CHALLENGE
Quote every line as written. Omit pictures.

DATASET CONTENT

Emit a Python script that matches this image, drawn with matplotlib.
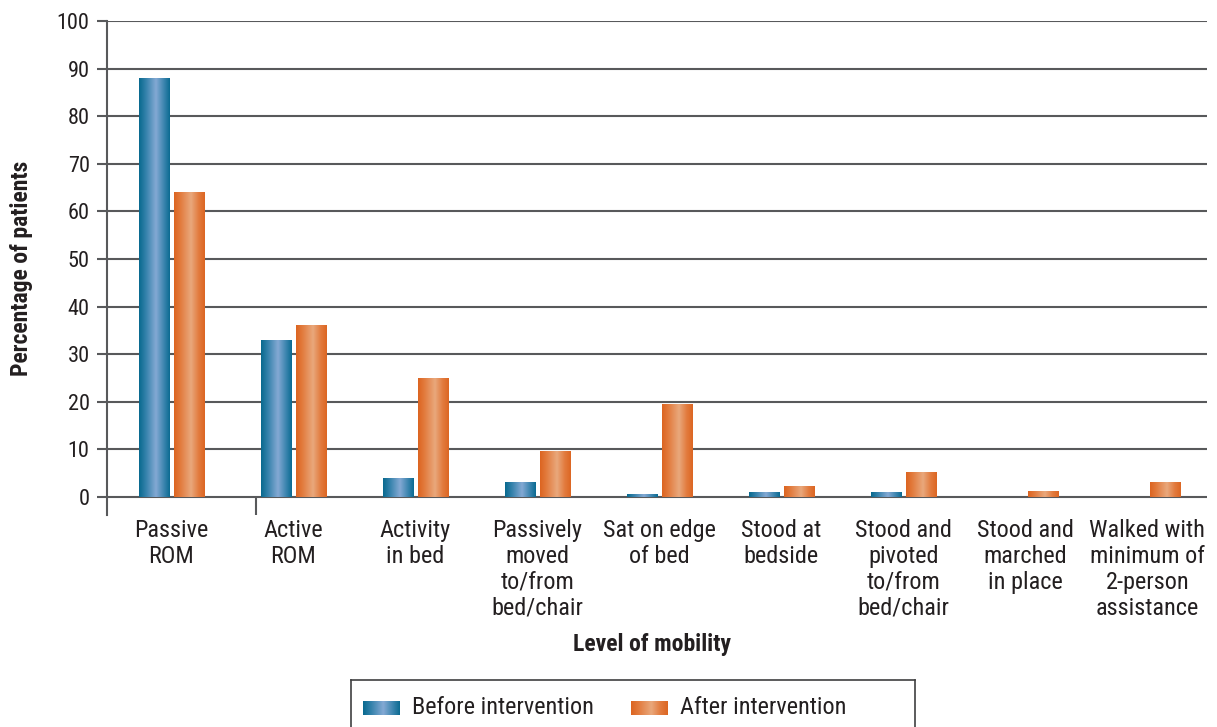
import numpy as np
import matplotlib
matplotlib.use("Agg")
import matplotlib.pyplot as plt
from matplotlib.colors import LinearSegmentedColormap

plt.rcParams['font.family'] = ['Roboto Condensed', 'DejaVu Sans']

categories = [
    "Passive\nROM", "Active\nROM", "Activity\nin bed",
    "Passively\nmoved\nto/from\nbed/chair", "Sat on edge\nof bed",
    "Stood at\nbedside", "Stood and\npivoted\nto/from\nbed/chair",
    "Stood and\nmarched\nin place", "Walked with\nminimum of\n2-person\nassistance",
]
before = [88, 33, 4, 3.2, 0.7, 1, 1, 0, 0]
after = [64, 36.2, 25, 9.7, 19.6, 2.3, 5.3, 1.2, 3.1]
series_names = ["Before intervention", "After intervention"]
yticks = list(range(0, 101, 10))

W, H = 1217, 727
fig = plt.figure(figsize=(W / 100, H / 100), dpi=100)
ax = fig.add_axes([107 / W, 1 - 515 / H, (1207 - 107) / W, (515 - 21) / H])

text_color = "#231F20"
grid_color = "#58595B"

blue_cmap = LinearSegmentedColormap.from_list(
    "blue_bar", [(0, "#08698F"), (0.2, "#2F7FA8"), (0.55, "#84A9D4"), (0.8, "#3E86B0"), (1, "#0A6A91")])
orange_cmap = LinearSegmentedColormap.from_list(
    "orange_bar", [(0, "#DC6420"), (0.2, "#E27A3C"), (0.55, "#E9A87C"), (0.8, "#E27B3E"), (1, "#DC6622")])

x = np.arange(len(categories))
bw = 0.246
off = 0.143
bars_b = ax.bar(x - off, before, bw, color="none", edgecolor="none", zorder=3)
bars_a = ax.bar(x + off, after, bw, color="none", edgecolor="none", zorder=3)

grad = np.linspace(0, 1, 256).reshape(1, -1)
for bars, cmap in ((bars_b, blue_cmap), (bars_a, orange_cmap)):
    for p in bars:
        h = p.get_height()
        if h <= 0:
            continue
        x0 = p.get_x()
        im = ax.imshow(grad, cmap=cmap, aspect="auto",
                       extent=(x0, x0 + p.get_width(), 0, h), zorder=3)
        im.set_clip_path(p)

ax.set_xlim(-0.525, 8.49)
ax.set_ylim(-3.78, 100)
ax.set_yticks(yticks)
ax.set_yticklabels([str(t) for t in yticks], fontsize=16, color=text_color)
ax.yaxis.grid(True, color=grid_color, linewidth=1.5, zorder=1)
ax.set_axisbelow(True)
ax.tick_params(axis="y", length=7.5, width=1.5, color=grid_color, pad=5)

ax.set_xticks(x)
ax.set_xticklabels(categories, fontsize=17.5, color=text_color, linespacing=1.16)
ax.tick_params(axis="x", length=0, pad=3)

for s in ("top", "right", "bottom"):
    ax.spines[s].set_visible(False)
ax.spines["left"].set_color(grid_color)
ax.spines["left"].set_linewidth(1.5)
# separator tick under the first group boundary
ax.vlines(0.7, -3.78, 0, color=grid_color, linewidth=1.5, zorder=2)

ax.set_ylabel("Percentage of patients", fontsize=17, fontweight="bold",
              color=text_color)
ax.yaxis.set_label_coords(-74 / 1100, (515 - 268) / 494)
fig.text(652 / W, 1 - 645 / H, "Level of mobility", fontsize=17, fontweight="bold",
         color=text_color, ha="center", va="center")

# legend box (runs off the bottom edge)
lax = fig.add_axes([351 / W, 1 - 760 / H, (915 - 351) / W, 80 / H])
lax.set_xticks([])
lax.set_yticks([])
for s in lax.spines.values():
    s.set_color("#404041")
    s.set_linewidth(1.2)
swatches = [(12, blue_cmap), (280, orange_cmap)]
for (sx, cmap), name in zip(swatches, series_names):
    lax.imshow(grad, cmap=cmap, aspect="auto", extent=(sx, sx + 37, 35, 21))
    lax.text(sx + 49, 27, name, fontsize=17.5, color=text_color, va="center", ha="left")
lax.set_xlim(0, 564)
lax.set_ylim(80, 0)

fig.savefig("out.png", dpi=100)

SOLUTION TO THIS TASK
Emit a Python script that matches this image, drawn with matplotlib.
import numpy as np
import matplotlib
matplotlib.use("Agg")
import matplotlib.pyplot as plt
from matplotlib.colors import LinearSegmentedColormap

plt.rcParams['font.family'] = ['Roboto Condensed', 'DejaVu Sans']

categories = [
    "Passive\nROM", "Active\nROM", "Activity\nin bed",
    "Passively\nmoved\nto/from\nbed/chair", "Sat on edge\nof bed",
    "Stood at\nbedside", "Stood and\npivoted\nto/from\nbed/chair",
    "Stood and\nmarched\nin place", "Walked with\nminimum of\n2-person\nassistance",
]
before = [88, 33, 4, 3.2, 0.7, 1, 1, 0, 0]
after = [64, 36.2, 25, 9.7, 19.6, 2.3, 5.3, 1.2, 3.1]
series_names = ["Before intervention", "After intervention"]
yticks = list(range(0, 101, 10))

W, H = 1217, 727
fig = plt.figure(figsize=(W / 100, H / 100), dpi=100)
ax = fig.add_axes([107 / W, 1 - 515 / H, (1207 - 107) / W, (515 - 21) / H])

text_color = "#231F20"
grid_color = "#58595B"

blue_cmap = LinearSegmentedColormap.from_list(
    "blue_bar", [(0, "#08698F"), (0.2, "#2F7FA8"), (0.55, "#84A9D4"), (0.8, "#3E86B0"), (1, "#0A6A91")])
orange_cmap = LinearSegmentedColormap.from_list(
    "orange_bar", [(0, "#DC6420"), (0.2, "#E27A3C"), (0.55, "#E9A87C"), (0.8, "#E27B3E"), (1, "#DC6622")])

x = np.arange(len(categories))
bw = 0.246
off = 0.143
bars_b = ax.bar(x - off, before, bw, color="none", edgecolor="none", zorder=3)
bars_a = ax.bar(x + off, after, bw, color="none", edgecolor="none", zorder=3)

grad = np.linspace(0, 1, 256).reshape(1, -1)
for bars, cmap in ((bars_b, blue_cmap), (bars_a, orange_cmap)):
    for p in bars:
        h = p.get_height()
        if h <= 0:
            continue
        x0 = p.get_x()
        im = ax.imshow(grad, cmap=cmap, aspect="auto",
                       extent=(x0, x0 + p.get_width(), 0, h), zorder=3)
        im.set_clip_path(p)

ax.set_xlim(-0.525, 8.49)
ax.set_ylim(-3.78, 100)
ax.set_yticks(yticks)
ax.set_yticklabels([str(t) for t in yticks], fontsize=16, color=text_color)
ax.yaxis.grid(True, color=grid_color, linewidth=1.5, zorder=1)
ax.set_axisbelow(True)
ax.tick_params(axis="y", length=7.5, width=1.5, color=grid_color, pad=5)

ax.set_xticks(x)
ax.set_xticklabels(categories, fontsize=17.5, color=text_color, linespacing=1.16)
ax.tick_params(axis="x", length=0, pad=3)

for s in ("top", "right", "bottom"):
    ax.spines[s].set_visible(False)
ax.spines["left"].set_color(grid_color)
ax.spines["left"].set_linewidth(1.5)
# separator tick under the first group boundary
ax.vlines(0.7, -3.78, 0, color=grid_color, linewidth=1.5, zorder=2)

ax.set_ylabel("Percentage of patients", fontsize=17, fontweight="bold",
              color=text_color)
ax.yaxis.set_label_coords(-74 / 1100, (515 - 268) / 494)
fig.text(652 / W, 1 - 645 / H, "Level of mobility", fontsize=17, fontweight="bold",
         color=text_color, ha="center", va="center")

# legend box (runs off the bottom edge)
lax = fig.add_axes([351 / W, 1 - 760 / H, (915 - 351) / W, 80 / H])
lax.set_xticks([])
lax.set_yticks([])
for s in lax.spines.values():
    s.set_color("#404041")
    s.set_linewidth(1.2)
swatches = [(12, blue_cmap), (280, orange_cmap)]
for (sx, cmap), name in zip(swatches, series_names):
    lax.imshow(grad, cmap=cmap, aspect="auto", extent=(sx, sx + 37, 35, 21))
    lax.text(sx + 49, 27, name, fontsize=17.5, color=text_color, va="center", ha="left")
lax.set_xlim(0, 564)
lax.set_ylim(80, 0)

fig.savefig("out.png", dpi=100)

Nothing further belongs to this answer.